**Records**
────────────────
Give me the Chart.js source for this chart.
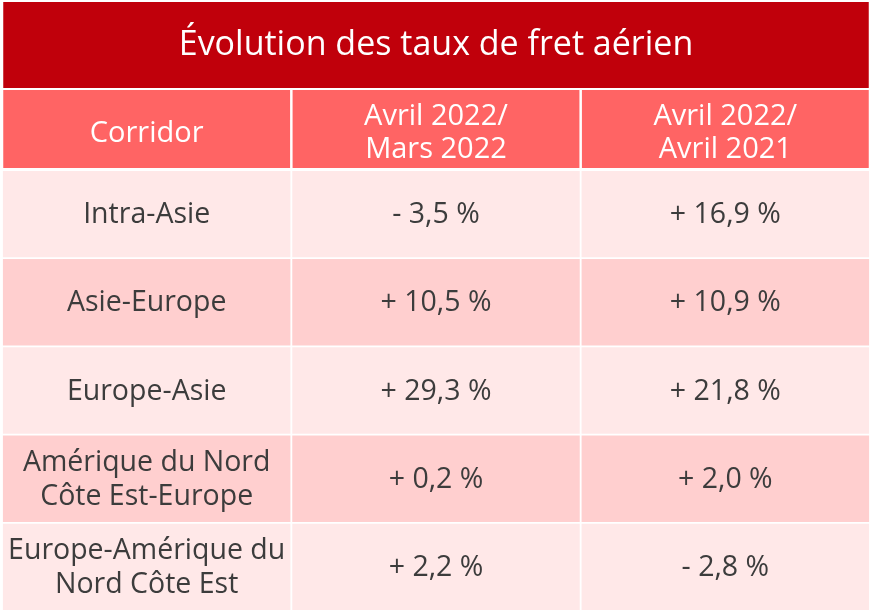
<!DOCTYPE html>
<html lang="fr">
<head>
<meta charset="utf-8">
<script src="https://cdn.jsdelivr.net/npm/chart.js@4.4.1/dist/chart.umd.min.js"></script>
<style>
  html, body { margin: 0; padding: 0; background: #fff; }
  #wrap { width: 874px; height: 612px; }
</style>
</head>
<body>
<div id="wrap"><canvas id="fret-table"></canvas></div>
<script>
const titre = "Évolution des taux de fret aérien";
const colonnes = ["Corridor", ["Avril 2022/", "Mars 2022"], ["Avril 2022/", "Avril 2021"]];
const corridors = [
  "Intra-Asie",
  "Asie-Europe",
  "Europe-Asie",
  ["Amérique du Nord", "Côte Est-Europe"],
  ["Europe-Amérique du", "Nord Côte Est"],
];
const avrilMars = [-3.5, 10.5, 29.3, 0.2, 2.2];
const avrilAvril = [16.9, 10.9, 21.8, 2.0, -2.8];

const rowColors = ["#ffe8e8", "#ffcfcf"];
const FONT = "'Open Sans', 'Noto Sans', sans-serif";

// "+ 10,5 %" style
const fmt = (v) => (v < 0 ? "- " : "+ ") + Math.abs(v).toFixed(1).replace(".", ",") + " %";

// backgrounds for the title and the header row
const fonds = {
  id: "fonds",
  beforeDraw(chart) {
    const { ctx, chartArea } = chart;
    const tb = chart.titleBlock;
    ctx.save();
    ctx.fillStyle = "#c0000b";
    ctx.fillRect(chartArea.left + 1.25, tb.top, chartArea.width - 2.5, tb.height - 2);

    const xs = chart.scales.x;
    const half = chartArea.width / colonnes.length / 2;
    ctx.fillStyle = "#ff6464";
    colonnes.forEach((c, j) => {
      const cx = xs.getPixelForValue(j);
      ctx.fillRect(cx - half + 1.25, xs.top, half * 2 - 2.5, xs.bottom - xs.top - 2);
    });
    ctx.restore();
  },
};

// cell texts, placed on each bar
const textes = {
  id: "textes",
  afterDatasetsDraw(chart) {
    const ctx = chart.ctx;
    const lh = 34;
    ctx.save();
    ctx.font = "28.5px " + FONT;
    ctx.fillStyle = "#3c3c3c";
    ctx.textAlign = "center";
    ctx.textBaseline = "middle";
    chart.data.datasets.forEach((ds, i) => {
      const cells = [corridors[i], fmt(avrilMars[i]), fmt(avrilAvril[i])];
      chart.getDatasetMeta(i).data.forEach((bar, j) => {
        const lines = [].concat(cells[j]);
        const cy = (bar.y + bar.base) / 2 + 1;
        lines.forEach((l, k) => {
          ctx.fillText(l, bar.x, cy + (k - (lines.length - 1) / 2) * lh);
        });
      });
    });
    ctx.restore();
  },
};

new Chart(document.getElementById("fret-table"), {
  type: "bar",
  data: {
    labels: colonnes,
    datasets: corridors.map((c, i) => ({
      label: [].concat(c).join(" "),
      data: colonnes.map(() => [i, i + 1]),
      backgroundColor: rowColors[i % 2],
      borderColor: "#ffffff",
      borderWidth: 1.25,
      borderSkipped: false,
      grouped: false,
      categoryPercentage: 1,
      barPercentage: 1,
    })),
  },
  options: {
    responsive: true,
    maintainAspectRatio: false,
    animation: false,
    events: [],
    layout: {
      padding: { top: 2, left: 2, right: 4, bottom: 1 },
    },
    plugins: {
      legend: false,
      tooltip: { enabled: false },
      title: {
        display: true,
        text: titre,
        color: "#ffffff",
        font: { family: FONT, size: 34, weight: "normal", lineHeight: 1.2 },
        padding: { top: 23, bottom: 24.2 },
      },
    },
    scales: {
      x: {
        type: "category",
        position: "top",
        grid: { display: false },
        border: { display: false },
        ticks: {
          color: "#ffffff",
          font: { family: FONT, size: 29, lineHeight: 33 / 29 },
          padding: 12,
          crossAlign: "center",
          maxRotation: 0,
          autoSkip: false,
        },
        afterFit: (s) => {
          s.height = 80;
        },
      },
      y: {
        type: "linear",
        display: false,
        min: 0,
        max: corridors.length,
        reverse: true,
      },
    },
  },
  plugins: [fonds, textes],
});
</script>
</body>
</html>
────────────────
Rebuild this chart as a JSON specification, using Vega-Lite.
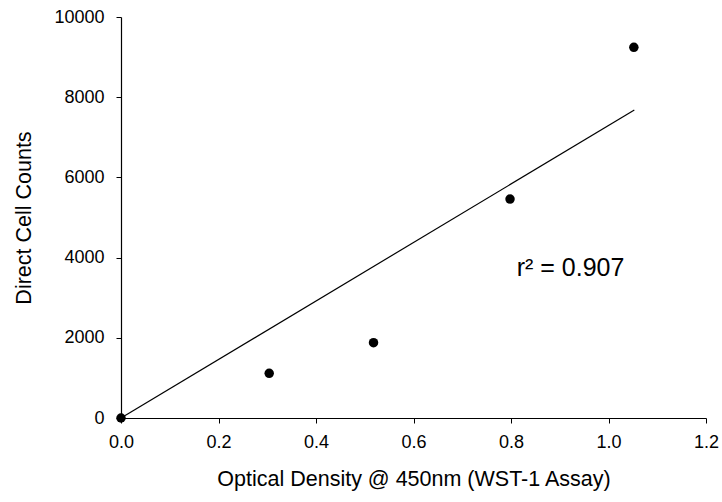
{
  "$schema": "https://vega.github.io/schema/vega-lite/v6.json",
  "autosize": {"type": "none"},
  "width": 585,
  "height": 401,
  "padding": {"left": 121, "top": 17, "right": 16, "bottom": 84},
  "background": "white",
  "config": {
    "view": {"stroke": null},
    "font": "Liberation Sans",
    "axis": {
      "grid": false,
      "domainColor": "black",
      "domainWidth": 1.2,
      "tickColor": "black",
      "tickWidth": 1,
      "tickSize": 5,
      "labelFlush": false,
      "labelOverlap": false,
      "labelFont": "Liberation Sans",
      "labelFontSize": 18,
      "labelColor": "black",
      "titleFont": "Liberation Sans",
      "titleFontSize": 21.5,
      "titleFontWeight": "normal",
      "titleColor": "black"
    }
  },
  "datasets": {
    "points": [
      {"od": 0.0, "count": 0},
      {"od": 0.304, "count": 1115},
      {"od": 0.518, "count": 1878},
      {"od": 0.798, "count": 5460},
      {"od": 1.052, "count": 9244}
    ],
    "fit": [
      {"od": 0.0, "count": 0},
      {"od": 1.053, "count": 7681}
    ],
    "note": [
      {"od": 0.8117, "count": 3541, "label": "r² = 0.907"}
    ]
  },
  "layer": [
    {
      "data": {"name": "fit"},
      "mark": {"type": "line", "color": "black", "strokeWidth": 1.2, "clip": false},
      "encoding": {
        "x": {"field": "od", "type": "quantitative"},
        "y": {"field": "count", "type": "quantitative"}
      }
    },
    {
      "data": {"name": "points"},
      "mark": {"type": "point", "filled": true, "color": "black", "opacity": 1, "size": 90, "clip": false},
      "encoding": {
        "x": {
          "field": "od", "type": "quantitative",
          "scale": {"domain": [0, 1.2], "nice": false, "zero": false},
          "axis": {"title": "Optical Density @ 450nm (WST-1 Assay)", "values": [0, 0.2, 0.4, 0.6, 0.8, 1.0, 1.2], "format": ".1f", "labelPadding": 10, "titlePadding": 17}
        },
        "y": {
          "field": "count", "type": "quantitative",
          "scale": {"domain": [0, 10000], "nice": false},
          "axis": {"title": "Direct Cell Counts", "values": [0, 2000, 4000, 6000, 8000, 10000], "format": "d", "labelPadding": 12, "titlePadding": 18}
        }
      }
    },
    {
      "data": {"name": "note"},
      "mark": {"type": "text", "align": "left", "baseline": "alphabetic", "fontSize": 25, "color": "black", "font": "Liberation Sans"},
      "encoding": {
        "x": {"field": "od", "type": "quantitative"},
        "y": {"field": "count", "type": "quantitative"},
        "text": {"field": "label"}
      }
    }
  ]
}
────────────────
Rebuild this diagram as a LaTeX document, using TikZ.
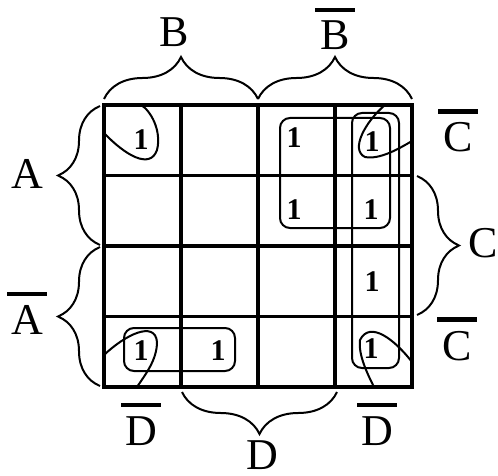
────────────────
**Work instructions**
Repeat only the lines from the one with "Give me the Chart.js source for this chart." down to the one with "ctx.fillRect(chartArea.left + 1.25, tb.top, chartArea.width", word for word and both included, and leave the pictures out.

**Expected answer**
Give me the Chart.js source for this chart.
<!DOCTYPE html>
<html lang="fr">
<head>
<meta charset="utf-8">
<script src="https://cdn.jsdelivr.net/npm/chart.js@4.4.1/dist/chart.umd.min.js"></script>
<style>
  html, body { margin: 0; padding: 0; background: #fff; }
  #wrap { width: 874px; height: 612px; }
</style>
</head>
<body>
<div id="wrap"><canvas id="fret-table"></canvas></div>
<script>
const titre = "Évolution des taux de fret aérien";
const colonnes = ["Corridor", ["Avril 2022/", "Mars 2022"], ["Avril 2022/", "Avril 2021"]];
const corridors = [
  "Intra-Asie",
  "Asie-Europe",
  "Europe-Asie",
  ["Amérique du Nord", "Côte Est-Europe"],
  ["Europe-Amérique du", "Nord Côte Est"],
];
const avrilMars = [-3.5, 10.5, 29.3, 0.2, 2.2];
const avrilAvril = [16.9, 10.9, 21.8, 2.0, -2.8];

const rowColors = ["#ffe8e8", "#ffcfcf"];
const FONT = "'Open Sans', 'Noto Sans', sans-serif";

// "+ 10,5 %" style
const fmt = (v) => (v < 0 ? "- " : "+ ") + Math.abs(v).toFixed(1).replace(".", ",") + " %";

// backgrounds for the title and the header row
const fonds = {
  id: "fonds",
  beforeDraw(chart) {
    const { ctx, chartArea } = chart;
    const tb = chart.titleBlock;
    ctx.save();
    ctx.fillStyle = "#c0000b";
    ctx.fillRect(chartArea.left + 1.25, tb.top, chartArea.width - 2.5, tb.height - 2);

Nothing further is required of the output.